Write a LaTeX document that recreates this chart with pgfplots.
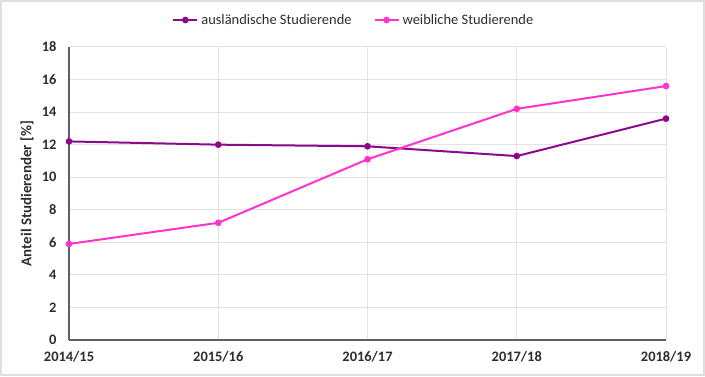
\documentclass[border=0pt]{standalone}
\usepackage{pgfplots}
\pgfplotsset{compat=1.18}
\usepackage{fontspec}
\setmainfont{Carlito}
\definecolor{purp}{RGB}{139,10,140}
\definecolor{pinkc}{RGB}{255,51,204}
\definecolor{txt}{RGB}{45,45,45}
\begin{document}
\begin{tikzpicture}[x=1bp,y=1bp]
\draw[draw=gray!25,line width=2bp,fill=white] (1,1) rectangle (704,375);
\path[use as bounding box] (0,0) rectangle (705,376);
\begin{axis}[at={(69bp,36bp)}, anchor=south west, scale only axis,
  width=597bp, height=293bp,
  xmin=0, xmax=4, ymin=0, ymax=18,
  xtick={0,1,2,3,4},
  xticklabels={2014/15,2015/16,2016/17,2017/18,2018/19},
  ytick={0,2,...,18},
  grid=major, grid style={gray!22, line width=1bp},
  axis x line*=bottom, axis y line*=left,
  axis line style={gray!75!black, line width=1.5bp, -},
  tick style={draw=none},
  /pgf/number format/assume math mode=true,
  ticklabel style={font=\bfseries\fontsize{14.5}{16}\selectfont, text=txt},
  xticklabel style={yshift=-8bp},
  yticklabel style={xshift=-9bp},
  ylabel={Anteil Studierender [\%]},
  ylabel style={font=\bfseries\fontsize{15}{17}\selectfont, text=txt, at={(axis description cs:-0.0704,0.5)}, anchor=center},
  legend columns=2,
  legend style={draw=none, fill=none, at={(0.477,1.092)}, anchor=center,
    font=\fontsize{14.5}{16}\selectfont, text=txt, inner sep=1bp,
    /tikz/every odd column/.append style={column sep=1bp},
    /tikz/every even column/.append style={column sep=20bp}},
  legend image code/.code={\draw[#1,mark repeat=2,mark phase=2] plot coordinates {(0bp,0bp) (12bp,0bp) (24bp,0bp)};},
]
\addplot[purp, line width=2bp, mark=*, mark size=2.3bp] coordinates {
(0,12.2) (1,12.0) (2,11.9) (3,11.3) (4,13.6)};
\addlegendentry{ausländische Studierende}
\addplot[pinkc, line width=2bp, mark=*, mark size=2.3bp] coordinates {
(0,5.9) (1,7.2) (2,11.1) (3,14.2) (4,15.6)};
\addlegendentry{weibliche Studierende}
\end{axis}
\end{tikzpicture}
\end{document}
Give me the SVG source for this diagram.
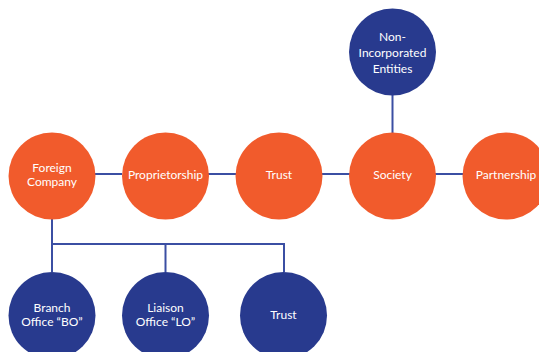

Prompt:
Copy out all of the material exactly as written, without its pictures.

Response below:
Write a LaTeX document that recreates this chart with pgfplots.
\documentclass[border=0pt]{standalone}
\usepackage{pgfplots}
\pgfplotsset{compat=1.18}
\usepackage{fontspec}
\setmainfont{Carlito}
\definecolor{purp}{RGB}{139,10,140}
\definecolor{pinkc}{RGB}{255,51,204}
\definecolor{txt}{RGB}{45,45,45}
\begin{document}
\begin{tikzpicture}[x=1bp,y=1bp]
\draw[draw=gray!25,line width=2bp,fill=white] (1,1) rectangle (704,375);
\path[use as bounding box] (0,0) rectangle (705,376);
\begin{axis}[at={(69bp,36bp)}, anchor=south west, scale only axis,
  width=597bp, height=293bp,
  xmin=0, xmax=4, ymin=0, ymax=18,
  xtick={0,1,2,3,4},
  xticklabels={2014/15,2015/16,2016/17,2017/18,2018/19},
  ytick={0,2,...,18},
  grid=major, grid style={gray!22, line width=1bp},
  axis x line*=bottom, axis y line*=left,
  axis line style={gray!75!black, line width=1.5bp, -},
  tick style={draw=none},
  /pgf/number format/assume math mode=true,
  ticklabel style={font=\bfseries\fontsize{14.5}{16}\selectfont, text=txt},
  xticklabel style={yshift=-8bp},
  yticklabel style={xshift=-9bp},
  ylabel={Anteil Studierender [\%]},
  ylabel style={font=\bfseries\fontsize{15}{17}\selectfont, text=txt, at={(axis description cs:-0.0704,0.5)}, anchor=center},
  legend columns=2,
  legend style={draw=none, fill=none, at={(0.477,1.092)}, anchor=center,
    font=\fontsize{14.5}{16}\selectfont, text=txt, inner sep=1bp,
    /tikz/every odd column/.append style={column sep=1bp},
    /tikz/every even column/.append style={column sep=20bp}},
  legend image code/.code={\draw[#1,mark repeat=2,mark phase=2] plot coordinates {(0bp,0bp) (12bp,0bp) (24bp,0bp)};},
]
\addplot[purp, line width=2bp, mark=*, mark size=2.3bp] coordinates {
(0,12.2) (1,12.0) (2,11.9) (3,11.3) (4,13.6)};
\addlegendentry{ausländische Studierende}
\addplot[pinkc, line width=2bp, mark=*, mark size=2.3bp] coordinates {
(0,5.9) (1,7.2) (2,11.1) (3,14.2) (4,15.6)};
\addlegendentry{weibliche Studierende}
\end{axis}
\end{tikzpicture}
\end{document}
Give me the SVG source for this diagram.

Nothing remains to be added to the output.